As long as I have the money, I can pack up and go on vacation for as long as I want. If I’m feeling to stressed out, I can shut down my investment positions, tell everyone I’m leaving, tour the world for a few months, then come right back to my investments. It’s a wonderful lifestyle, I tell you! If you’re an employee, your boss will probably fire your ass if you leave for more than a month or two. If you’re a small – medium sized business owner, you’re business will shut down if you leave it for more than 2 weeks! But as an investor, you can close up shop and come back whenever you want. Your investment skills will always be with you, and so will your capital.

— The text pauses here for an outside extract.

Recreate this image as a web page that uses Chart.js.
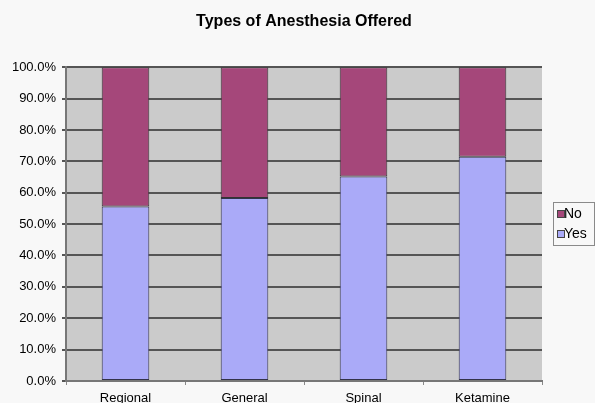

Investing is an old man’s game.
In my opinion, working as a pure engineer in the tech industry is a terrible idea. Once you hit 40, you’re competing with guys who are in their 20s that can stay awake on 3 hours of sleep each night and work like they’re demented or something. There’s no way you can compete with them. So let’s face the truth. We’ll all be old one day. So why choose a career where you’re golden age is when you’re 20 or 30 something, and after that , go on a long decline? Choose a profession where experience counts, dammit! In the realm of the financial markets, there is nothing new. There will always be panics, fears, exuberance, bubbles, etc. Once you’ve had enough experience, you know first hand how the future for the markets will play out, because market history repeats itself.

You can go long and short, or choose not to have a position at all.
Most professions get wacked by the economic cycle one way or another. Mass layoffs in some industries during recessions, and mass layoffs in other industries in prosperous times. One cannot switch professions all the time; you can’t just jump ship to the hottest industry that’s hiring like crazy whenever you feel like it. As a business owner, you can’t profit from both good and poor economic times. A business is a slow, lumbering ship. You can’t turn 180 degrees at an instant’s notice. You can’t close down your business if you foresee bad economic clouds coming, and reopen when things are all better. But as an investor, you can change from 100% long to 100% short. Or, if you’re confused, you can close down all your positions, and choose to simply conserve cash. As an investor, you get the benefit of DOING NOTHING if you want. If a business does nothing (and doesn’t continue it’s cash flow), it will go bankrupt. If an employee does nothing, he or she will be fired, and likely be incapable of making ends meet at home. But as an investor, you have the benefit of waiting for the right opportunity.

All knowledge can be used.
If you’ve seen the Turtle Trader, you’ll notice that many successful investors didn’t start off as an investor. Many were formers soldiers, plumbers, chess players, soccer players, programmers, etc. Nothing goes unused in the realm of investments.

You develop a clearer view of the world.
A big part of investing, obviously, is knowing what’s going on in this world (which grows your ability to predict the future). You don’t want to be poor Joe down there who works 9-5, lives an oblivious life, and wonders what the hell’s going on when he gets fired and sees screaming EQUITIES ARE DOOMED headlines in the newspapers one day. I call guys like Joe a fool. They are like the masses – just following the herd to their slaughter. You have three choices in life. Be ahead of the trend, go with the trend, and fall behind the trend. Most successful investors go with the trend (although a few are talented enough to go ahead of the trend). These guys won't be killed too badly when some undesirable, unforeseeable future rears its ugly head. But most people (like Joe), are the obvious kind; behind the trend. These are the guys that get killed really, Really badly.

And last, but not least…..
This should be really obvious. If you're good at investing, you can make millions and billions. But then again, if you're not, then find another profession.